I worked with my dad installing and maintaining newspaper printing presses in Norway and Denmark. We drove from Harstad in the north down both Sweden and Norway many times. Odda is a nice little town if you get chance to visit with an old hydro plant turned museum just down the road. You get some great views on the drive in if you come over one of the mountain passes. We came in via Hardanger Fjell, in convoy with the plough in the last week of April. That's the area where the "Heroes of Telemark" hid out from the Nazis and is also where they filmed the battle of Hoth scenes from Star Wars. If you head into Telemark you can find the old hydro plant where the heavy water plant used to be, you can then follow the route of the railway down to Tinnsjøen and see the train ferries where one was sunk to keep the heavy water out of German hands. If you drive around like we did (rather than fly everywhere like the natives) you see lots more, the Stavekirke are great and I vividly recall coming down the E6 south of Salt Fjell and watching a stream become a raging torrent as it dropped 1000 metres towards I think Mo I Rana, what caught my eye was it's colour, it was like liquid Sapphire. Maybe it was the light coming off the snow and such like, not sure I'll ever know.

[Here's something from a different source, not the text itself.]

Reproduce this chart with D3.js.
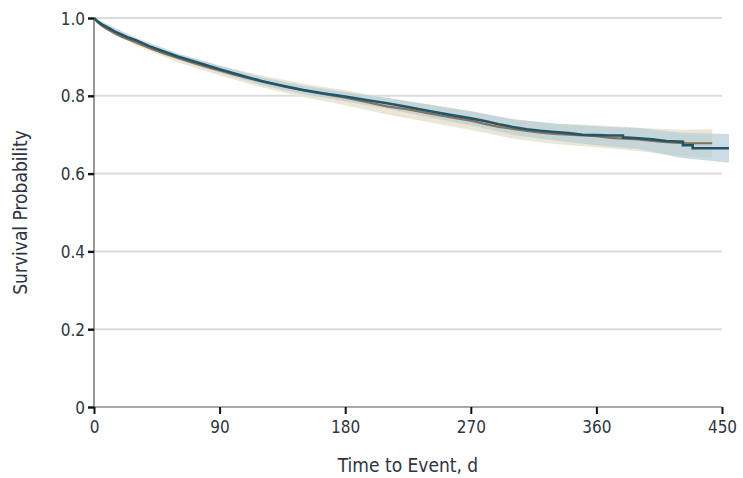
<!DOCTYPE html>
<html>
<head>
<meta charset="utf-8">
<script src="https://cdn.jsdelivr.net/npm/d3@7"></script>
<style>
  html, body { margin: 0; padding: 0; background: #fff; }
  svg text { font-family: "DejaVu Sans Condensed", "DejaVu Sans", sans-serif; font-stretch: condensed; fill: #2f3442; }
</style>
</head>
<body>
<svg id="chart" width="743" height="478"></svg>
<script>
// ---- data ----
const xTicks = [0, 90, 180, 270, 360, 450];
const yTicks = [0, 0.2, 0.4, 0.6, 0.8, 1.0];
const yTickLabels = ["0", "0.2", "0.4", "0.6", "0.8", "1.0"];

// Group A (teal)
const timesA = [0,3,6,10,15,20,25,30,40,50,60,70,80,90,100,110,120,135,150,165,180,195,210,225,240,255,270,280,290,300,310,320,330,340,350,360,370,379,379,390,400,410,422,422,429,429,440,450,455];
const survA  = [1.0,0.99,0.983,0.975,0.965,0.957,0.949,0.943,0.927,0.914,0.901,0.89,0.879,0.868,0.858,0.848,0.838,0.826,0.815,0.806,0.798,0.789,0.781,0.771,0.761,0.751,0.742,0.735,0.727,0.72,0.714,0.71,0.707,0.704,0.70,0.699,0.698,0.698,0.693,0.691,0.688,0.684,0.682,0.673,0.673,0.665,0.665,0.665,0.665];
// Group B (brown)
const timesB = [0,3,6,10,15,20,25,30,40,50,60,70,80,90,100,110,120,135,150,165,180,195,210,225,240,255,270,280,290,300,310,320,330,340,350,360,370,380,390,400,410,420,425,430,440,443];
const survB  = [1.0,0.988,0.979,0.97,0.96,0.951,0.944,0.937,0.922,0.909,0.897,0.886,0.875,0.865,0.855,0.846,0.837,0.825,0.814,0.804,0.795,0.784,0.773,0.765,0.755,0.745,0.736,0.728,0.72,0.715,0.71,0.705,0.702,0.70,0.698,0.696,0.692,0.69,0.688,0.684,0.681,0.679,0.678,0.678,0.678,0.678];

// Confidence bands
const ciTimesA = [0,30,60,90,120,150,180,210,240,270,300,330,360,390,420,455];
const lowA  = [1.0,0.937,0.893,0.859,0.828,0.804,0.786,0.767,0.745,0.724,0.70,0.685,0.673,0.663,0.641,0.628];
const highA = [1.0,0.949,0.909,0.877,0.848,0.826,0.810,0.795,0.777,0.760,0.74,0.729,0.721,0.717,0.705,0.702];
const ciTimesB = [0,30,60,90,120,150,180,210,240,270,300,330,360,390,420,443];
const lowB  = [1.0,0.929,0.886,0.852,0.822,0.797,0.776,0.752,0.732,0.712,0.69,0.676,0.668,0.658,0.645,0.642];
const highB = [1.0,0.945,0.908,0.878,0.852,0.831,0.814,0.794,0.778,0.760,0.74,0.728,0.724,0.718,0.713,0.714];

// ---- layout ----
const svg = d3.select("#chart");
const x = d3.scaleLinear().domain([0, 450]).range([94, 722]);
const y = d3.scaleLinear().domain([0, 1]).range([407, 18]);

// gridlines
svg.append("g").selectAll("line").data(yTicks.filter(d => d > 0)).join("line")
  .attr("x1", x(0)).attr("x2", x(450))
  .attr("y1", d => y(d)).attr("y2", d => y(d))
  .attr("stroke", "#dcdcdc").attr("stroke-width", 2);

// bands
function band(times, lo, hi) {
  return d3.area().x((d, i) => x(times[i])).y0((d, i) => y(lo[i])).y1((d, i) => y(hi[i]))
    .curve(d3.curveLinear)(times);
}
svg.append("path").attr("d", band(ciTimesB, lowB, highB)).attr("fill", "#e9e3d2").attr("opacity", 0.9);
svg.append("path").attr("d", band(ciTimesA, lowA, highA)).attr("fill", "#b5cdd9").attr("opacity", 0.7);

// lines
function km(times, s) {
  return d3.line().x((d, i) => x(times[i])).y((d, i) => y(s[i])).curve(d3.curveLinear)(times);
}
svg.append("path").attr("d", km(timesB, survB)).attr("fill", "none").attr("stroke", "#8a7257").attr("stroke-width", 2.2);
svg.append("path").attr("d", km(timesA, survA)).attr("fill", "none").attr("stroke", "#20566a").attr("stroke-width", 2.6);

// axes
const yAxis = d3.axisLeft(y).tickValues(yTicks).tickFormat((d, i) => yTickLabels[i]).tickSize(6).tickPadding(3);
const gy = svg.append("g").attr("transform", `translate(${x(0)},0)`).call(yAxis);
gy.select(".domain").attr("stroke", "#555").attr("stroke-width", 1.2).attr("d", `M0,${y(1)}V${y(0)}`);
gy.selectAll(".tick line").attr("stroke", "#111").attr("stroke-width", 2.4);
gy.selectAll(".tick text").style("font-size", "17px").attr("dy", "0.36em");

const xAxis = d3.axisBottom(x).tickValues(xTicks).tickSize(7).tickPadding(7);
const gx = svg.append("g").attr("transform", `translate(0,${y(0)})`).call(xAxis);
gx.select(".domain").attr("stroke", "#555").attr("stroke-width", 1.2).attr("d", `M${x(0)},0H${x(450)}`);
gx.selectAll(".tick line").attr("stroke", "#111").attr("stroke-width", 2);
gx.selectAll(".tick text").style("font-size", "17px");

// axis titles
svg.append("text").attr("x", x(225)).attr("y", 472).attr("text-anchor", "middle")
  .style("font-size", "19px").text("Time to Event, d");
svg.append("text").attr("transform", `translate(27,${y(0.5)}) rotate(-90)`).attr("text-anchor", "middle")
  .style("font-size", "19px").text("Survival Probability");
</script>
</body>
</html>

If you get far enough north you can visit the Adolfkanonen, the world's largest land based gun, built as part of the Atlantic wall in WWII. You can also visit the war grave in the nearby church where lay hundreds of POWs from the eastern front who build the gun emplacements. In fact if you've roamed that far north you will have passed along the Blodveien, a section of the E6 that along with the railway up to Bodo was built using slave labour by the Nazis. The bodies of many are still under the road and there are memorials all along the road side, some official and others carved by comrades of the fallen after it happened.

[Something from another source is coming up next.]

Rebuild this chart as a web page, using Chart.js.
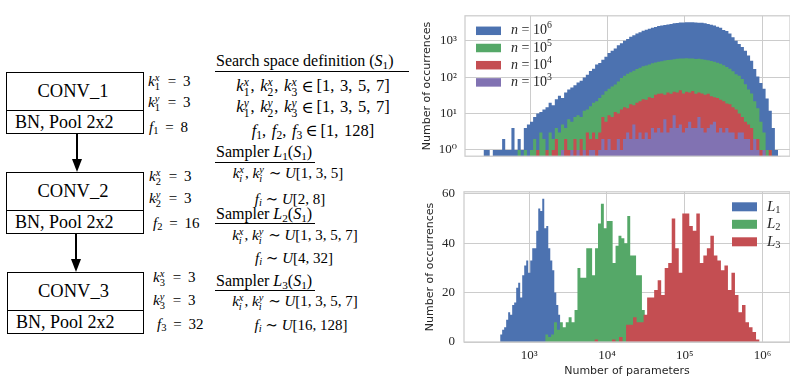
<!DOCTYPE html>
<html>
<head>
<meta charset="utf-8">
<script src="https://cdn.jsdelivr.net/npm/chart.js@4.4.1/dist/chart.umd.min.js"></script>
<style>
  body { margin: 0; width: 790px; height: 379px; overflow: hidden; position: relative; background: #fff;
         font-family: 'Liberation Serif', 'DejaVu Serif', serif; color: #000; }
  .box { position: absolute; border: 1.5px solid #000; box-sizing: border-box; display: flex; flex-direction: column; background: #fff; }
  .upper { box-sizing: border-box; height: 38px; border-bottom: 1.5px solid #000; display: flex; align-items: center;
           justify-content: center; font-size: 18.5px; padding-right: 4px; }
  .lower { flex: 1; display: flex; align-items: center; padding-left: 8px; font-size: 18px; }
  .l { position: absolute; transform: translateY(-50%); white-space: nowrap; line-height: 1; font-size: 15px; }
  .c { position: absolute; transform: translate(-50%, -50%); white-space: nowrap; line-height: 1; font-size: 15px; }
  .w3 { word-spacing: 3px; }
  .w4 { font-size: 16.5px; word-spacing: 1.5px; }
  .op { margin: 0 3px; }
  .t16 { font-size: 16px; }
  .ss { display: inline-flex; flex-direction: column; font-size: 0.7em; line-height: 0.9; vertical-align: 0.5em; margin-right: 1px; }
  sub { font-size: 0.7em; vertical-align: -0.25em; line-height: 0; }
  .rule { position: absolute; border-top: 1px solid #000; height: 0; }
  .shaft { position: absolute; width: 1.5px; background: #000; }
  .head { position: absolute; width: 0; height: 0; border-left: 5px solid transparent; border-right: 5px solid transparent; border-top: 13px solid #000; }
  canvas { position: absolute; }
</style>
</head>
<body>

<!-- network diagram -->
<div class="box" style="left:6px;top:72px;width:138px;height:62px"><div class="upper">CONV_1</div><div class="lower">BN, Pool 2x2</div></div>
<div class="box" style="left:6px;top:172px;width:138px;height:62px"><div class="upper">CONV_2</div><div class="lower">BN, Pool 2x2</div></div>
<div class="box" style="left:7px;top:272px;width:137px;height:62px"><div class="upper">CONV_3</div><div class="lower">BN, Pool 2x2</div></div>

<div class="shaft" style="left:76px;top:134px;height:28px"></div>
<div class="head" style="left:72px;top:159px"></div>
<div class="shaft" style="left:75px;top:234px;height:28px"></div>
<div class="head" style="left:71px;top:259px"></div>

<div class="l w3" style="left:148px;top:82px"><i>k</i><span class="ss"><i>x</i><span>1</span></span> = 3</div>
<div class="l w3" style="left:148px;top:103px"><i>k</i><span class="ss"><i>y</i><span>1</span></span> = 3</div>
<div class="l w3" style="left:149px;top:127px"><i>f</i><sub>1</sub> = 8</div>
<div class="l w3" style="left:149px;top:177px"><i>k</i><span class="ss"><i>x</i><span>2</span></span> = 3</div>
<div class="l w3" style="left:149px;top:199px"><i>k</i><span class="ss"><i>y</i><span>2</span></span> = 3</div>
<div class="l w3" style="left:153px;top:223px"><i>f</i><sub>2</sub> = 16</div>
<div class="l w3" style="left:153px;top:278px"><i>k</i><span class="ss"><i>x</i><span>3</span></span> = 3</div>
<div class="l w3" style="left:153px;top:301px"><i>k</i><span class="ss"><i>y</i><span>3</span></span> = 3</div>
<div class="l w3" style="left:157px;top:324px"><i>f</i><sub>3</sub> = 32</div>

<!-- search space / samplers -->
<div class="l t16" style="left:216px;top:61px">Search space definition (<i>S</i><sub>1</sub>)</div>
<div class="rule" style="left:215px;top:71px;width:194px"></div>
<div class="c w4" style="left:313px;top:87px"><i>k</i><span class="ss"><i>x</i><span>1</span></span>, <i>k</i><span class="ss"><i>x</i><span>2</span></span>, <i>k</i><span class="ss"><i>x</i><span>3</span></span><span class="op">∈</span>[1, 3, 5, 7]</div>
<div class="c w4" style="left:313px;top:108px"><i>k</i><span class="ss"><i>y</i><span>1</span></span>, <i>k</i><span class="ss"><i>y</i><span>2</span></span>, <i>k</i><span class="ss"><i>y</i><span>3</span></span><span class="op">∈</span>[1, 3, 5, 7]</div>
<div class="c w4" style="left:313px;top:131px"><i>f</i><sub>1</sub>, <i>f</i><sub>2</sub>, <i>f</i><sub>3</sub><span class="op">∈</span>[1, 128]</div>

<div class="l t16" style="left:216px;top:152px">Sampler <i>L</i><sub>1</sub>(<i>S</i><sub>1</sub>)</div>
<div class="rule" style="left:215px;top:162px;width:100px"></div>
<div class="c" style="left:288px;top:174px"><i>k</i><span class="ss"><i>x</i><i>i</i></span>, <i>k</i><span class="ss"><i>y</i><i>i</i></span> ∼ <i>U</i>[1, 3, 5]</div>
<div class="c" style="left:290px;top:199px"><i>f</i><sub><i>i</i></sub> ∼ <i>U</i>[2, 8]</div>

<div class="l t16" style="left:216px;top:214px">Sampler <i>L</i><sub>2</sub>(<i>S</i><sub>1</sub>)</div>
<div class="rule" style="left:215px;top:223px;width:100px"></div>
<div class="c" style="left:295px;top:236px"><i>k</i><span class="ss"><i>x</i><i>i</i></span>, <i>k</i><span class="ss"><i>y</i><i>i</i></span> ∼ <i>U</i>[1, 3, 5, 7]</div>
<div class="c" style="left:294px;top:258px"><i>f</i><sub><i>i</i></sub> ∼ <i>U</i>[4, 32]</div>

<div class="l t16" style="left:216px;top:281px">Sampler <i>L</i><sub>3</sub>(<i>S</i><sub>1</sub>)</div>
<div class="rule" style="left:215px;top:290px;width:100px"></div>
<div class="c" style="left:295px;top:302px"><i>k</i><span class="ss"><i>x</i><i>i</i></span>, <i>k</i><span class="ss"><i>y</i><i>i</i></span> ∼ <i>U</i>[1, 3, 5, 7]</div>
<div class="c" style="left:301px;top:325px"><i>f</i><sub><i>i</i></sub> ∼ <i>U</i>[16, 128]</div>

<canvas id="topChart" width="380" height="172" style="left:410px;top:0"></canvas>
<canvas id="botChart" width="380" height="204" style="left:410px;top:175px"></canvas>

<script>
// ---- top panel: histograms of log10(#params), shared bins ----
const binStart = 2.40;   // log10 of first bin edge
const binWidth = 0.04;
const countsN6 = [
  1,1,0,1,1,1,2,1,1,4, 1,2,1,4,5,6,8,10,11,13,
  15,20,17,25,31,27,38,46,52,60, 72,80,98,118,150,172,225,248,305,370,
  470,540,625,760,870,1010,1140,1310,1440,1620, 1740,1920,2040,2160,2310,2440,2600,2690,2760,2860,
  2950,3060,3130,3210,3250,3310,3290,3260,3240,3200, 3160,3060,2960,2800,2660,2460,2300,2020,1880,1610,
  1260,1020,830,680,540,400,285,170,105,70, 48,26,12,4,1,0
];
const countsN5 = [
  0,0,0,0,0,0,0,0,0,0, 0,1,0,1,0,1,2,1,3,2,
  1,3,2,4,3,5,4,7,6,8, 9,8,12,13,16,20,22,27,33,41,
  48,56,63,76,95,110,126,138,152,170, 183,200,212,226,242,254,268,276,290,298,
  306,316,322,327,331,336,330,332,321,326, 316,304,296,281,270,251,236,214,192,171,
  146,121,110,90,64,46,36,22,14,6, 3,1,1,0,0,0
];
const countsN4 = [
  0,0,0,0,0,0,0,0,0,0, 0,0,0,0,0,0,0,1,0,0,
  1,0,1,2,0,1,2,1,1,2, 1,2,1,3,2,3,2,3,8,6,
  9,8,11,10,13,15,14,18,17,20, 22,25,24,28,27,33,35,36,33,38,
  35,40,38,44,36,40,38,42,35,38, 36,33,35,30,28,27,24,22,19,18,
  15,13,10,8,6,5,4,2,2,1, 1,0,1,0,0,0
];
const countsN3 = [
  0,0,0,0,0,0,0,0,0,0, 0,0,0,0,0,0,0,0,0,0,
  0,0,0,0,0,1,0,0,1,0, 1,0,1,0,1,1,0,1,2,1,
  2,1,1,2,1,2,3,2,5,2, 3,2,3,2,4,3,4,3,7,3,
  4,9,4,5,3,4,6,4,4,8, 4,3,4,5,6,3,4,3,4,3,
  3,2,3,3,2,2,1,2,1,0, 1,0,0,0,0,0
];
const sampleExponents = ['6', '5', '4', '3'];

// ---- bottom panel: one histogram per sampler ----
const samplerNames = ['1', '2', '3'];
const l1Start = 2.626, l1Width = 0.0258;
const l1Counts = [3,5,6,9,12,11,15,16,22,24,18,27,31,33,28,33,38,38,45,54,53,58,46,47,38,33,29,20,15,11];
const l2Start = 3.206, l2Width = 0.0377;
const l2Counts = [3,2,3,8,5,8,6,8,10,8,13,30,26,26,38,38,27,38,48,56,46,49,49,32,39,43,42,40,51,35,35,27,27,13];
const l3Start = 3.839, l3Width = 0.0452;
const l3Counts = [1,0,0,0,0,1,0,2,0,7,7,10,8,8,11,18,18,21,25,19,30,32,50,38,28,52,52,47,45,52,32,35,38,43,35,33,29,31,21,28,19,12,15,8,6,4,1];

const decades = [3, 4, 5, 6];
const topYTicks = [1, 10, 100, 1000];
const botYTicks = [0, 20, 40, 60];

const BLUE = '#4C72B0', GREEN = '#55A868', RED = '#C44E52', PURPLE = '#8172B2';
const GRID = '#cccccc', INK = '#262626';
const SERIF = "'Liberation Serif', 'DejaVu Serif', serif";
const tickFont = { family: SERIF, size: 13 };
const titleFont = { family: "'DejaVu Sans', sans-serif", size: 11 };
const SUP = { '0': '⁰', '1': '¹', '2': '²', '3': '³', '4': '⁴', '5': '⁵', '6': '⁶' };

function steps(start, width, counts, zero) {
  const pts = counts.map((c, i) => ({ x: start + i * width, y: c === 0 ? zero : c }));
  pts.push({ x: start + counts.length * width, y: zero });
  return pts;
}

function histSet(label, color, order, pts, fill) {
  return { label, data: pts, order, backgroundColor: color, borderColor: 'rgba(0,0,0,0)', borderWidth: 0,
           pointRadius: 0, stepped: true, fill, tension: 0 };
}

function drawRich(ctx, x, y, segs, size) {
  for (const s of segs) {
    let fs = size, dy = 0, style = '';
    if (s.st === 'i') style = 'italic ';
    if (s.st === 'sup') { fs = size * 0.7; dy = -size * 0.36; }
    if (s.st === 'sub') { fs = size * 0.7; dy = size * 0.22; }
    ctx.font = style + fs + 'px ' + SERIF;
    ctx.fillText(s.t, x, y + dy);
    x += ctx.measureText(s.t).width;
  }
}

// frame around the plot area + legend drawn inside it
const framePlugin = {
  id: 'frame',
  afterDatasetsDraw(chart) {
    const { ctx, chartArea: a } = chart;
    ctx.save();
    ctx.strokeStyle = GRID;
    ctx.lineWidth = 1.25;
    ctx.strokeRect(a.left, a.top, a.right - a.left, a.bottom - a.top);
    ctx.restore();
  },
  afterDraw(chart, args, opts) {
    if (!opts.items) return;
    const { ctx, chartArea: a } = chart;
    ctx.save();
    ctx.textBaseline = 'middle';
    opts.items.forEach((it, i) => {
      const y = a.top + opts.y + i * opts.dy;
      ctx.fillStyle = it.color;
      ctx.fillRect(a.left + opts.x, y - opts.boxH / 2, opts.boxW, opts.boxH);
      ctx.fillStyle = INK;
      drawRich(ctx, a.left + opts.x + opts.boxW + opts.gap, y, it.segs, opts.size);
    });
    ctx.restore();
  }
};

const xMin = 2.161, xMax = 6.355;

function xAxis(showLabels, height) {
  return {
    type: 'linear', min: xMin, max: xMax,
    afterBuildTicks: s => { s.ticks = decades.map(v => ({ value: v })); },
    afterFit: s => { s.height = height; },
    grid: { color: GRID, lineWidth: 1, drawTicks: false },
    border: { display: false },
    ticks: { display: showLabels, font: tickFont, color: INK, padding: 6, maxRotation: 0,
             callback: v => '10' + SUP[String(v)] },
    title: { display: showLabels, text: 'Number of parameters', font: titleFont, color: INK, padding: { top: 0, bottom: 1 } }
  };
}

const topSets = [
  histSet('n6', BLUE, 4, steps(binStart, binWidth, countsN6, 0.01), 'start'),
  histSet('n5', GREEN, 3, steps(binStart, binWidth, countsN5, 0.01), 'start'),
  histSet('n4', RED, 2, steps(binStart, binWidth, countsN4, 0.01), 'start'),
  histSet('n3', PURPLE, 1, steps(binStart, binWidth, countsN3, 0.01), 'start')
];

new Chart(document.getElementById('topChart'), {
  type: 'line',
  data: { datasets: topSets },
  plugins: [framePlugin],
  options: {
    responsive: false, animation: false,
    layout: { padding: { top: 10, right: 0, left: 0, bottom: 0 } },
    plugins: {
      legend: { display: false }, tooltip: { enabled: false },
      frame: {
        x: 11, y: 15, dy: 17.2, boxW: 25, boxH: 8.5, gap: 10, size: 14,
        items: topSets.map((d, i) => ({ color: d.backgroundColor,
          segs: [{ t: 'n', st: 'i' }, { t: ' = 10' }, { t: sampleExponents[i], st: 'sup' }] }))
      }
    },
    scales: {
      x: xAxis(false, 6),
      y: {
        type: 'logarithmic', min: 0.67, max: 4945,
        afterBuildTicks: s => { s.ticks = topYTicks.map(v => ({ value: v })); },
        afterFit: s => { s.width = 55; },
        grid: { color: GRID, lineWidth: 1, drawTicks: false },
        border: { display: false },
        ticks: { font: tickFont, color: INK, padding: 8,
                 callback: v => '10' + SUP[String(Math.round(Math.log10(v)))] },
        title: { display: true, text: 'Number of occurrences', font: titleFont, color: INK, padding: { top: 11, bottom: 0 } }
      }
    }
  }
});

const botSets = [
  histSet('L1', BLUE, 3, steps(l1Start, l1Width, l1Counts, 0), 'origin'),
  histSet('L2', GREEN, 2, steps(l2Start, l2Width, l2Counts, 0), 'origin'),
  histSet('L3', RED, 1, steps(l3Start, l3Width, l3Counts, 0), 'origin')
];

new Chart(document.getElementById('botChart'), {
  type: 'line',
  data: { datasets: botSets },
  plugins: [framePlugin],
  options: {
    responsive: false, animation: false,
    layout: { padding: { top: 10, right: 0, left: 0, bottom: 0 } },
    plugins: {
      legend: { display: false }, tooltip: { enabled: false },
      frame: {
        x: 268, y: 15, dy: 17.5, boxW: 25, boxH: 9, gap: 10, size: 15,
        items: botSets.map((d, i) => ({ color: d.backgroundColor,
          segs: [{ t: 'L', st: 'i' }, { t: samplerNames[i], st: 'sub' }] }))
      }
    },
    scales: {
      x: xAxis(true, 37),
      y: {
        type: 'linear', min: 0, max: 60.8,
        afterBuildTicks: s => { s.ticks = botYTicks.map(v => ({ value: v })); },
        afterFit: s => { s.width = 54; },
        grid: { color: GRID, lineWidth: 1, drawTicks: false },
        border: { display: false },
        ticks: { font: tickFont, color: INK, padding: 9 },
        title: { display: true, text: 'Number of occurrences', font: titleFont, color: INK, padding: { top: 14, bottom: 0 } }
      }
    }
  }
});
</script>
</body>
</html>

If you get up to Tromso (as far north as I made it) there's quite a few things to see, including The Polar Museum which has Roald Amundsen's ship on display as I recall. At that point north you're also at the focal point for the Aurora Borealis, head inland away from the city lights and if you're lucky you'll get quite a display.
That's just what I can recall off the cuff now, not even dented what's up there.